Many times last week, Tampa Mayor Bob Buckhorn and Police Chief Jane Castor said they had a list of things they were sharing with their Charlotte counterparts -- things that went right and what they would have changed.
Castor had a chance to meet with Charlotte-Mecklenburg Police Chief Rodney Monroe when he brought ten of his officers down to observe procedures in the early part of last week.
Tampa Mayor Bob Buckhorn said his main advice to Charlotte’s organizers is to be willing to adapt and change plans quickly.
"You have to recognize that and understand that this is very, very dynamic and to not get rattled when things happen that you didn’t anticipate," he said.
He pointed to the way law enforcement handled protests in Tampa, particularly allowing spontaneous demonstrations to tie up intersections, but only for short periods of time.
"And if you take a rigid approach to this, that’s when you’re going to have problems. But if you give these folks an opportunity to vent, to do their thing, but you enforce the law, it works out okay."
One omnipresent sight for protestors in Tampa that they’re also seeing in Charlotte is fast-moving packs of law enforcement on bicycles. Chief Castor says this form of policing may become a fixture in the future, and not just in Tampa, as there were 200 bike officers from around Florida patrolling downtown.

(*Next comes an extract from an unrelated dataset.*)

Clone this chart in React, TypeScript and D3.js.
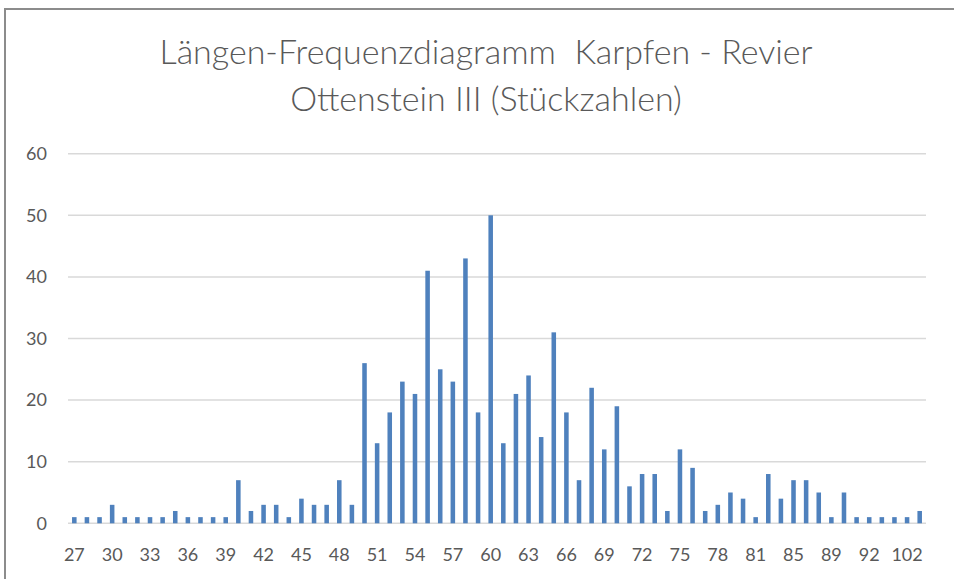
import { useEffect, useRef } from 'react';
import * as d3 from 'd3';

// Length classes (cm) and counts
const lengths = [
  '27', '28', '29', '30', '31', '32', '33', '34', '35', '36',
  '37', '38', '39', '40', '41', '42', '43', '44', '45', '46',
  '47', '48', '49', '50', '51', '52', '53', '54', '55', '56',
  '57', '58', '59', '60', '61', '62', '63', '64', '65', '66',
  '67', '68', '69', '70', '71', '72', '73', '74', '75', '76',
  '77', '78', '79', '80', '81', '82', '84', '85', '86', '87',
  '89', '90', '91', '92', '93', '95', '102', '105',
];
const counts = [
  1, 1, 1, 3, 1, 1, 1, 1, 2, 1,
  1, 1, 1, 7, 2, 3, 3, 1, 4, 3,
  3, 7, 3, 26, 13, 18, 23, 21, 41, 25,
  23, 43, 18, 50, 13, 21, 24, 14, 31, 18,
  7, 22, 12, 19, 6, 8, 8, 2, 12, 9,
  2, 3, 5, 4, 1, 8, 4, 7, 7, 5,
  1, 5, 1, 1, 1, 1, 1, 2,
];
const yTicks = [0, 10, 20, 30, 40, 50, 60];
const titleLines = ['Längen-Frequenzdiagramm  Karpfen - Revier', 'Ottenstein III (Stückzahlen)'];

const W = 954;
const H = 579;

export default function App() {
  const svgRef = useRef<SVGSVGElement>(null);

  useEffect(() => {
    if (!svgRef.current) return;
    const svg = d3.select(svgRef.current);
    svg.selectAll('*').remove();

    const margin = { top: 153.7, right: 28, bottom: 55.7, left: 68 };
    const innerW = W - margin.left - margin.right;
    const innerH = H - margin.top - margin.bottom;

    const data = lengths.map((l, i) => ({ l, v: counts[i] }));

    const x = d3.scaleBand<string>()
      .domain(lengths)
      .range([0, innerW])
      .paddingInner(0.64)
      .paddingOuter(0.32);

    const y = d3.scaleLinear().domain([0, 60]).range([innerH, 0]);

    const font = 'Lato, "Open Sans", sans-serif';
    const textColor = '#595959';

    svg.append('rect').attr('width', W).attr('height', H).attr('fill', '#fff');

    // chart frame (cropped: only top and left edges show)
    svg.append('path')
      .attr('d', `M5,${H} V9 H${W}`)
      .attr('fill', 'none')
      .attr('stroke', '#8c8c8c')
      .attr('stroke-width', 2);

    // title
    svg.append('g')
      .selectAll('text')
      .data(titleLines)
      .enter()
      .append('text')
      .attr('x', 486)
      .attr('y', (_d, i) => 64 + i * 47)
      .attr('text-anchor', 'middle')
      .attr('font-family', font)
      .attr('font-size', 34)
      .attr('font-weight', 300)
      .attr('fill', textColor)
      .style('white-space', 'pre')
      .text(d => d);

    const g = svg.append('g').attr('transform', `translate(${margin.left},${margin.top})`);

    // grid lines
    g.append('g')
      .selectAll('line')
      .data(yTicks)
      .enter()
      .append('line')
      .attr('x1', 0)
      .attr('x2', innerW)
      .attr('y1', d => y(d))
      .attr('y2', d => y(d))
      .attr('stroke', '#d9d9d9')
      .attr('stroke-width', 1.5);

    // y labels
    g.append('g')
      .selectAll('text')
      .data(yTicks)
      .enter()
      .append('text')
      .attr('x', -21)
      .attr('y', d => y(d))
      .attr('dy', '0.35em')
      .attr('text-anchor', 'end')
      .attr('font-family', font)
      .attr('font-size', 18)
      .attr('fill', textColor)
      .text(d => d);

    // bars
    g.append('g')
      .selectAll('rect')
      .data(data)
      .enter()
      .append('rect')
      .attr('x', d => x(d.l)!)
      .attr('width', x.bandwidth())
      .attr('y', d => y(d.v))
      .attr('height', d => y(0) - y(d.v))
      .attr('fill', '#4f81bd');

    // x labels, every third category
    g.append('g')
      .selectAll('text')
      .data(lengths.filter((_d, i) => i % 3 === 0))
      .enter()
      .append('text')
      .attr('x', d => x(d)! + x.bandwidth() / 2)
      .attr('y', innerH + 38)
      .attr('text-anchor', 'middle')
      .attr('font-family', font)
      .attr('font-size', 18)
      .attr('fill', textColor)
      .text(d => d);
  }, []);

  return (
    <div style={{ position: 'absolute', left: 0, top: 0 }}>
      <svg ref={svgRef} width={W} height={H} style={{ display: 'block' }} />
    </div>
  );
}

"All of those officers were trained and certified, and they’re taking all of that equipment back to their jurisdiction," she said. "So if you have a small city or a small county that can’t afford a bicycle unit, now they’re going to have those assets in their community as well."
Charlotte-Mecklenburg Police reported two arrests at a Sunday rally that drew over 750 people. While that event was larger than any reported rally in Tampa, that's also the same number of arrests reported here all of last week.